Mavera Dergisi'nin çıkmaya başlamasıyla.” Daha sonra TRT’de bir dizi yapıldı ve orada henüz hayattayken Sezai Karakoç kendi isminin kullanılmamasını talep etti ve dizide Ali Kutlay bu yedi kişiden biri gibi gösterildi. Ayriyeten Nazif Gürdoğan ve Bahri Zengin gibi isimlerde Rasim ağabeyin bahsini ettiği üzere bu ekibin içine dahil olabilecek, kimilerince olmuş kişilerdir.
Özetle Yedi Güzel Adam devri Rasim Özdenören ’in vefatı ile kapanmış oldu. Tabii bu bahsettiğim kapanan devir, ahirete irtihal eden bu yedi kişinin gidişini tarif etmek içindir. Onlar Türk edebiyat treninin lokomotifi olmuş edebiyatçılardır.
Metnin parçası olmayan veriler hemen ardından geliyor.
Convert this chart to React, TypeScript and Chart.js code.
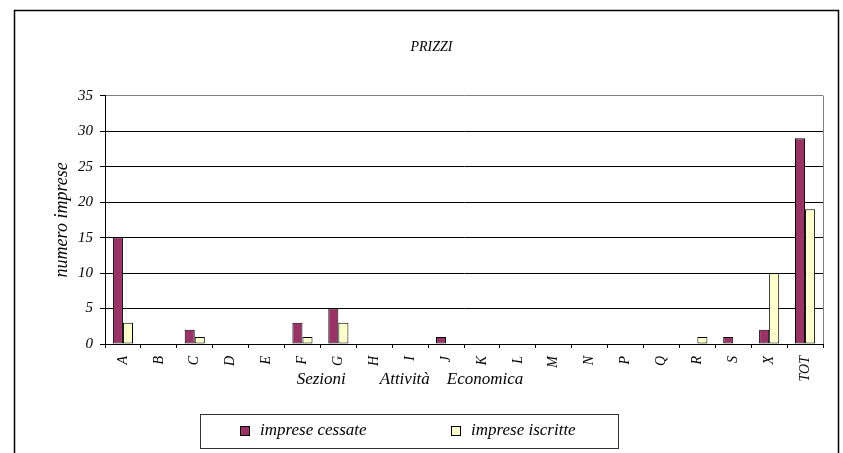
import React, { useEffect, useRef } from 'react';
import { Chart, registerables } from 'chart.js';

Chart.register(...registerables);

const CATEGORIES = ['A', 'B', 'C', 'D', 'E', 'F', 'G', 'H', 'I', 'J', 'K', 'L', 'M', 'N', 'P', 'Q', 'R', 'S', 'X', 'TOT'];
const CESSATE = [15, 0, 2, 0, 0, 3, 5, 0, 0, 1, 0, 0, 0, 0, 0, 0, 0, 1, 2, 29];
const ISCRITTE = [3, 0, 1, 0, 0, 1, 3, 0, 0, 0, 0, 0, 0, 0, 0, 0, 1, 0, 10, 19];
const SERIES_LABELS = ['imprese cessate', 'imprese iscritte'];
const SERIES_COLORS = ['#993366', '#FFFFCC'];
const Y_MIN = 0;
const Y_MAX = 35;
const Y_STEP = 5;
const TITLE = 'PRIZZI';
const X_TITLE = 'Sezioni        Attività    Economica';
const Y_TITLE = 'numero imprese';

const FAMILY = "'Liberation Serif', 'Times New Roman', serif";

const framePlugin = {
  id: 'framePlugin',
  beforeDatasetsDraw(chart: any) {
    const { ctx, chartArea } = chart;
    ctx.save();
    ctx.strokeStyle = '#808080';
    ctx.lineWidth = 1;
    ctx.beginPath();
    const x = Math.round(chartArea.right) + 0.5;
    ctx.moveTo(x, chartArea.top);
    ctx.lineTo(x, chartArea.bottom);
    ctx.stroke();
    ctx.restore();
  },
  afterDraw(chart: any) {
    const { ctx } = chart;
    ctx.save();
    // outer frame
    ctx.strokeStyle = '#000';
    ctx.lineWidth = 1.5;
    ctx.strokeRect(14.5, 10.5, 824, 470);

    // x axis caption
    ctx.fillStyle = '#000';
    ctx.font = `italic 17px ${FAMILY}`;
    ctx.textAlign = 'center';
    ctx.textBaseline = 'middle';
    ctx.fillText(X_TITLE, 410, 380);

    // legend
    const boxL = 200, boxT = 414, boxW = 418, boxH = 34;
    ctx.strokeStyle = '#333';
    ctx.lineWidth = 1;
    ctx.strokeRect(boxL + 0.5, boxT + 0.5, boxW, boxH);
    const itemX = [240, 451];
    const cy = boxT + boxH / 2;
    chart.data.datasets.forEach((ds: any, i: number) => {
      const x = itemX[i];
      ctx.fillStyle = ds.backgroundColor;
      ctx.fillRect(x, cy - 5, 10, 10);
      ctx.strokeStyle = '#000';
      ctx.strokeRect(x + 0.5, cy - 4.5, 9, 9);
      ctx.fillStyle = '#000';
      ctx.textAlign = 'left';
      ctx.textBaseline = 'middle';
      ctx.font = `italic 17px ${FAMILY}`;
      ctx.fillText(ds.label, x + 20, cy);
    });
    ctx.restore();
  },
};

export default function App() {
  const canvasRef = useRef<HTMLCanvasElement | null>(null);

  useEffect(() => {
    if (!canvasRef.current) return;
    const chart = new Chart(canvasRef.current, {
      type: 'bar',
      data: {
        labels: CATEGORIES,
        datasets: [
          {
            label: SERIES_LABELS[0],
            data: CESSATE,
            backgroundColor: SERIES_COLORS[0],
            borderColor: '#000',
            borderWidth: 1,
            borderSkipped: false,
            categoryPercentage: 0.56,
            barPercentage: 1,
          },
          {
            label: SERIES_LABELS[1],
            data: ISCRITTE,
            backgroundColor: SERIES_COLORS[1],
            borderColor: '#000',
            borderWidth: 1,
            borderSkipped: false,
            categoryPercentage: 0.56,
            barPercentage: 1,
          },
        ],
      },
      options: {
        responsive: false,
        animation: false,
        devicePixelRatio: 1,
        layout: { padding: { left: 40, right: 20, top: 0, bottom: 0 } },
        plugins: {
          legend: { display: false },
          tooltip: { enabled: false },
          title: {
            display: true,
            text: TITLE,
            color: '#000',
            font: { family: FAMILY, size: 14, style: 'italic', weight: 'normal' },
            padding: { top: 38.6, bottom: 40.3 },
          },
        },
        scales: {
          x: {
            offset: true,
            afterFit(scale: any) {
              scale.height = 109;
            },
            grid: {
              display: true,
              drawOnChartArea: false,
              drawTicks: true,
              tickLength: 4,
              color: '#000',
              tickColor: '#000',
              offset: true,
            },
            border: { display: true, color: '#000', width: 1 },
            ticks: {
              color: '#000',
              font: { family: FAMILY, size: 14, style: 'italic' },
              minRotation: 90,
              maxRotation: 90,
              autoSkip: false,
              padding: 8,
            },
          },
          y: {
            min: Y_MIN,
            max: Y_MAX,
            afterFit(scale: any) {
              scale.width = 65;
            },
            grid: {
              color: (ctx: any) => (ctx.tick && ctx.tick.value === Y_MAX ? '#808080' : '#000'),
              tickColor: '#000',
              tickLength: 5,
              lineWidth: 1,
            },
            border: { display: true, color: '#000', width: 1 },
            ticks: {
              stepSize: Y_STEP,
              color: '#000',
              padding: 7,
              font: { family: FAMILY, size: 15, style: 'italic' },
            },
            title: {
              display: true,
              text: Y_TITLE,
              color: '#000',
              font: { family: FAMILY, size: 18, style: 'italic' },
              padding: { top: 11.2, bottom: 0 },
            },
          },
        },
      },
      plugins: [framePlugin],
    } as any);
    return () => chart.destroy();
  }, []);

  return (
    <div style={{ position: 'absolute', left: 0, top: 0, width: 843, height: 453, background: '#fff' }}>
      <canvas ref={canvasRef} width={843} height={453} style={{ display: 'block' }} />
    </div>
  );
}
Her birinin hikayesini şiirleriyle Cahit Zarifoğlu’ndan dinledik. Erdem Beyazıt dilsiz duygularımıza tercüman oldu. Sezai Karakoç’tan diriliş nesli olmamız gerektiğini öğrendik. Ve Rasim Özdenören ile gül yetiştiren adam’ı tanıdık. Hasılı güzeli aldık zehir de olsa kasemize koyduk, kötüyü bıraktık bal da olsa kasemizden uzak tuttuk. Vesselam.